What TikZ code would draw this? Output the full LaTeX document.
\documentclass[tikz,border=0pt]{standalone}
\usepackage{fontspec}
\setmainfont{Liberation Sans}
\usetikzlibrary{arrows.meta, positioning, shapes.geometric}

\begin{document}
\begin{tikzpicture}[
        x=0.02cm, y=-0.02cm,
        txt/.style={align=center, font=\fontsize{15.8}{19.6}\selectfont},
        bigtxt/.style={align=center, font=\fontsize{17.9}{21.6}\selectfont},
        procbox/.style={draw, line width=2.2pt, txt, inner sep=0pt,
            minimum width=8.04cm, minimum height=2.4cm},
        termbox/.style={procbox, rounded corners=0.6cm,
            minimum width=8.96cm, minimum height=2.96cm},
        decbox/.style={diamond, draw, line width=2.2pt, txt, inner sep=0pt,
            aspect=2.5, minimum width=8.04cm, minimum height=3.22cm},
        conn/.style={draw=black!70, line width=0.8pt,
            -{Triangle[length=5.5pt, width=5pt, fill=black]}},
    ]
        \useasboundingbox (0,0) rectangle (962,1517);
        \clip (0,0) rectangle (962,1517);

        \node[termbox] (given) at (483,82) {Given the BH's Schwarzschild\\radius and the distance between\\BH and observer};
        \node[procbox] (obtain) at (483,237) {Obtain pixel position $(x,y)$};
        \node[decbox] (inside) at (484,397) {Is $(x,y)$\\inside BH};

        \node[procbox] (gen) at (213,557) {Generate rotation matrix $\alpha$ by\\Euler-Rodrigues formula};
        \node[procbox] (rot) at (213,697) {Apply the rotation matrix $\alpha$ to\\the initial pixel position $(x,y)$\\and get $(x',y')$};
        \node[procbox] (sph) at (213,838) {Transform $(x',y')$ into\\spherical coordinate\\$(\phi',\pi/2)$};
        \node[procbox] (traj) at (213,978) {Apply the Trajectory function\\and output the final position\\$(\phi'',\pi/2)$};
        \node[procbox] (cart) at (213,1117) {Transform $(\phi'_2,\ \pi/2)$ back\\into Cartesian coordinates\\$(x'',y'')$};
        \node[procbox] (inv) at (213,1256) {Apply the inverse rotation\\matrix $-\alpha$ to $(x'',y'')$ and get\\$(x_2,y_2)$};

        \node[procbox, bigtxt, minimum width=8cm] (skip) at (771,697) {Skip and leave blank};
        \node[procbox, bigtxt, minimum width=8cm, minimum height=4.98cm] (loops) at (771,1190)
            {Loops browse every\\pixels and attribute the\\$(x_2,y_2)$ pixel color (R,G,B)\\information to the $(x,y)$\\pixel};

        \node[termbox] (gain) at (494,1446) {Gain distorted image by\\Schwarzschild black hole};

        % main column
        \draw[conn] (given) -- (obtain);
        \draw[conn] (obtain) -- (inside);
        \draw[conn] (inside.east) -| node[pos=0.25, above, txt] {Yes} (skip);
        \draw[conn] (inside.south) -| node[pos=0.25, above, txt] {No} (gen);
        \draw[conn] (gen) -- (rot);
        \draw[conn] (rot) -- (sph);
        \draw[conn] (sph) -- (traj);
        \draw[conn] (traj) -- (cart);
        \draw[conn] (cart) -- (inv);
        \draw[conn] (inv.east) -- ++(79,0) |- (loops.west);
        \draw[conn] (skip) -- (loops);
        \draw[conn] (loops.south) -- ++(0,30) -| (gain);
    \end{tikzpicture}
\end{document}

* * *

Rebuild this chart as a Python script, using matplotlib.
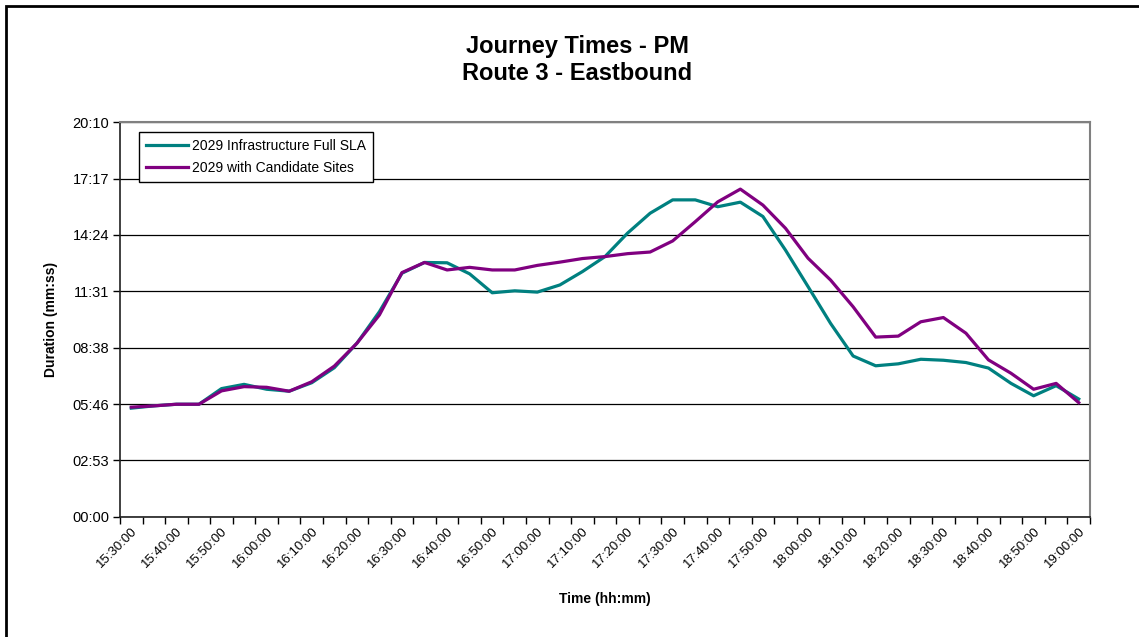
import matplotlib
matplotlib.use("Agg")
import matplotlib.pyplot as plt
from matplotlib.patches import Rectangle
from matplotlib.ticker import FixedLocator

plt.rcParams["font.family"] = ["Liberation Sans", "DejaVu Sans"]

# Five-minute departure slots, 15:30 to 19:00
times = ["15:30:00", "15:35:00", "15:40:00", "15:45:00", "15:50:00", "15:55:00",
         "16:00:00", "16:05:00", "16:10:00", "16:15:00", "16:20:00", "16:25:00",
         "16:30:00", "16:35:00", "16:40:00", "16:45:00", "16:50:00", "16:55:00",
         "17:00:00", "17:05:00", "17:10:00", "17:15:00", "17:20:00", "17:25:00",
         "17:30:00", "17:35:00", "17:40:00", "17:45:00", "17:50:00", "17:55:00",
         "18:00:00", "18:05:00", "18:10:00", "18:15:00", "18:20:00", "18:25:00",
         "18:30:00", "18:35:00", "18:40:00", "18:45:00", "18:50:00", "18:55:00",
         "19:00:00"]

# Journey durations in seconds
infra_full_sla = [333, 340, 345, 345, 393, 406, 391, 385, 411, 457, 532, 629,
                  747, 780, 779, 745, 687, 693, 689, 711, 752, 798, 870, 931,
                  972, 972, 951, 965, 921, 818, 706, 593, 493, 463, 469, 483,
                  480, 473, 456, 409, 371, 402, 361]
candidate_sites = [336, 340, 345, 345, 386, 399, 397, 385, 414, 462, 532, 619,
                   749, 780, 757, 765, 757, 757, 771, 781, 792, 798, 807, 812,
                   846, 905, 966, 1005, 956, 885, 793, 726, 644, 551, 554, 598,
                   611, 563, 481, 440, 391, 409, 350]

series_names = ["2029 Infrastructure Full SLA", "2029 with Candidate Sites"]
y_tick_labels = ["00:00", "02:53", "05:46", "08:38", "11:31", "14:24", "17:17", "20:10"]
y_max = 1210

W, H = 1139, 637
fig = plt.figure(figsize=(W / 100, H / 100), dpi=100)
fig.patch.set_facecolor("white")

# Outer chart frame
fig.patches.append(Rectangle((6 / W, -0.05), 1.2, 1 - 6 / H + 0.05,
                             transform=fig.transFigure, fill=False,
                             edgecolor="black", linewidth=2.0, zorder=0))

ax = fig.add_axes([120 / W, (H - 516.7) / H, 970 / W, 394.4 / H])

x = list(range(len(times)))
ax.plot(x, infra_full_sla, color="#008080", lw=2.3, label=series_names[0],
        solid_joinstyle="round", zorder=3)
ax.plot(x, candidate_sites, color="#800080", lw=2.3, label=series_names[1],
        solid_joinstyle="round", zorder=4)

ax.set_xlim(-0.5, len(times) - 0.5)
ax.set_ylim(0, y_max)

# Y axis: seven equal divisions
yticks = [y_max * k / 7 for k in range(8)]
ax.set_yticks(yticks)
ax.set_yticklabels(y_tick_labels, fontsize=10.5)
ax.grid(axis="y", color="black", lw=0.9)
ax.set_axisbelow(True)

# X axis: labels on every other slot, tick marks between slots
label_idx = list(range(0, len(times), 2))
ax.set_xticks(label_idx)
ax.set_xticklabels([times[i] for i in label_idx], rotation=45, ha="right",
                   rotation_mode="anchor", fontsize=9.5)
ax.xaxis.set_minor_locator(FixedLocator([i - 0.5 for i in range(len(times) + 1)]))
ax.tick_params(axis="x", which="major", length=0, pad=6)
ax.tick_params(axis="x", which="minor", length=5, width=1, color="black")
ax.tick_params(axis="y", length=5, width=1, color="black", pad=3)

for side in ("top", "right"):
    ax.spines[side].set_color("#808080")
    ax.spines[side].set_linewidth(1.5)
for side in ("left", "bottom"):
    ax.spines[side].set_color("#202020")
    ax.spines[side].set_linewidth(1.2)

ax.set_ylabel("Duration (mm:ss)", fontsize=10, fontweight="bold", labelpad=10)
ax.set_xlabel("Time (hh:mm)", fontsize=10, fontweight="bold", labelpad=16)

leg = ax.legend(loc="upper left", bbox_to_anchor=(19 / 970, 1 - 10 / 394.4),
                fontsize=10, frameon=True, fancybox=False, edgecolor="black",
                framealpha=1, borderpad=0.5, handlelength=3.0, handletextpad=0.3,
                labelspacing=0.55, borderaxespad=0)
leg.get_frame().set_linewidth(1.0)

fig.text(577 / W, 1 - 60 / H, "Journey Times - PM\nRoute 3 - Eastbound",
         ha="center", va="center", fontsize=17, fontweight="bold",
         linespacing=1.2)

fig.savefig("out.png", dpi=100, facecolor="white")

▸ Task instructions
From the listing, copy every line where the string "this" appears.

▸ Completed task
What TikZ code would draw this? Output the full LaTeX document.
Rebuild this chart as a Python script, using matplotlib.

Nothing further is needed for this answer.